Life changes in the instant.
You sit down to dinner and life as you know it ends.
The question of self-pity.”
                         ~Joan Didion

With a very big sigh of relief, I count another mother’s day over.  My feelings about the holiday remain the same as they were four years ago and I am still not proud of them.  Of course, I am not proud. The feelings are still all about self-pity.  Which is ugly and such a damm nuisance. 

When I first read Joan Didion’s “The year of magical thinking,” I did not understand those first  lines quoted above.  I rather shamefacedly admit that I didn’t understand them for a very long time.  What was so bad about some very well deserved self-pity?

In the background, road crews are working on my street today.  They have been preparing for a week.  Today they are taking down big trees that are in the way of new pipes.  There is no plan to take down my big trees although I would not be surprised if at least one falls as work proceeds.  Sitting outside during the day will not be an option for weeks to come.  Getting the car in and out of the driveway may become impossible.  I hope this is not true today.  I need to leave in about a half hour.

It took lots and lots of self-pity for a long time to understand what a trap it was. I think I was tremendously dense about the understanding.  The rabbit hole of despair can be endless, the other side hidden from view for what seems like forever.  And it is rather un-American. After a time, it is boring to everyone.  Including me. I’ve fallen into it over and over again.  I’m sure some of those who used to count themselves as friends of mine raised an eyebrow and gave up on those black days.  

I no longer have much of an excuse, a few reasons, but none that justify giving over precious days. However, when I am in it, no matter how long, it does claw at the soul. Leaving scars. But this time, there was recognition with only a half day and a phone call and some curmudgeonly behavior toward Julia before I climbed out of the slimy mess.  Staying away from all the happy Facebook posts helped.  Stopping the monkeys running wild in my mind also helped.  The day was what the days was and nothing was going to make it more than it was. 

Julia drew me a picture and gave me some hugs.  Cheshire’s flowers helped on the cold, almost-rainy, cloudy day.  Trying not to complain about the cold, soggy weather, I noticed small amounts of new grass and possibly because I cannot get outside to garden, I had a hard think about the area between the compost bin and the garage which is always in need of more grass.  It may be time to throw in the lawn towel and make another shady garden bed.  A climbing hydrangea (Hydrangea anomala petiolaris) may be successful there. I have missed the one I had in Indy.

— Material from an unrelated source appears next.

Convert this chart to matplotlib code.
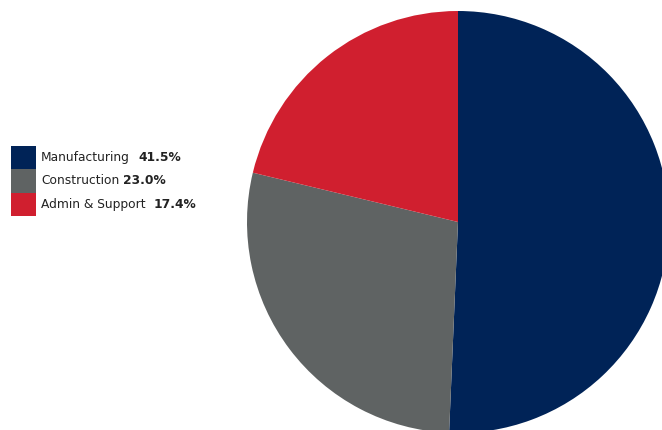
import matplotlib
matplotlib.use("Agg")
import matplotlib.pyplot as plt
from matplotlib.patches import Rectangle

# data
sectors = ["Manufacturing", "Construction", "Admin & Support"]
shares = [41.5, 23.0, 17.4]
share_labels = ["41.5%", "23.0%", "17.4%"]
colors = ["#002357", "#5f6363", "#d01f2f"]
label_gaps = [6, 3, 6]  # points between the name and the bold share

W, H = 662, 430
fig = plt.figure(figsize=(W / 100, H / 100), dpi=100)
ax = fig.add_axes([0, 0, 1, 1])

# pie is big and runs off the right / bottom edges
ax.pie(shares, colors=colors, startangle=90, counterclock=False,
       center=(458, H - 222), radius=211,
       wedgeprops=dict(linewidth=0))
ax.set_xlim(0, W)
ax.set_ylim(0, H)
ax.set_axis_off()

# hand made legend on the left
box_top = H - 146
box_h = 23.3
for i, (name, pct, col) in enumerate(zip(sectors, share_labels, colors)):
    y0 = box_top - (i + 1) * box_h
    ax.add_patch(Rectangle((11, y0), 25, box_h, facecolor=col, edgecolor="none"))
    yc = y0 + box_h / 2
    t = ax.text(41, yc, name, fontsize=8.8, color="#222222", va="center", ha="left")
    ax.annotate(pct, xy=(1, 0.5), xycoords=t, xytext=(label_gaps[i], 0),
                textcoords="offset points", fontsize=8.8, fontweight="bold",
                color="#222222", va="center", ha="left")

fig.savefig("out.png", dpi=100)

When the weather refused to clear, we found a movie to go to.  We saw Tomb Raider at the cheap movie theater—the one with regular theater seats and brown paper bags for their popcorn.  For as much as I wonder how much of any experience Julia takes in and comprehends, her questions after the movie pointed out plot flaws.  The movie had lots of action—a courageous, albeit kinda’ foolish, heroine, some scary part that inspired some cuddling (always nice), and a somewhat satisfactory ending—but lots of plot holes and character deficiencies.  Her best question was “what happened to the Asian guy?” He was a secondary character that helped the heroine through some bad stuff.  He deserved some sort of ending—not necessarily romantic, just a bit of closure.  He was off the heroine’s radar as soon as she got out of the jungle.  

I talked about self-pity with some friends last night and I noticed that most of it had already passed.  Perhaps almost all by this morning.  So much so that I almost did not finish writing this.  It is, however, part of the warp or weft of the whole cloth of my life.  A smaller part as the days go by, but not a part to be hidden from view.  No matter how inconvenient or ugly.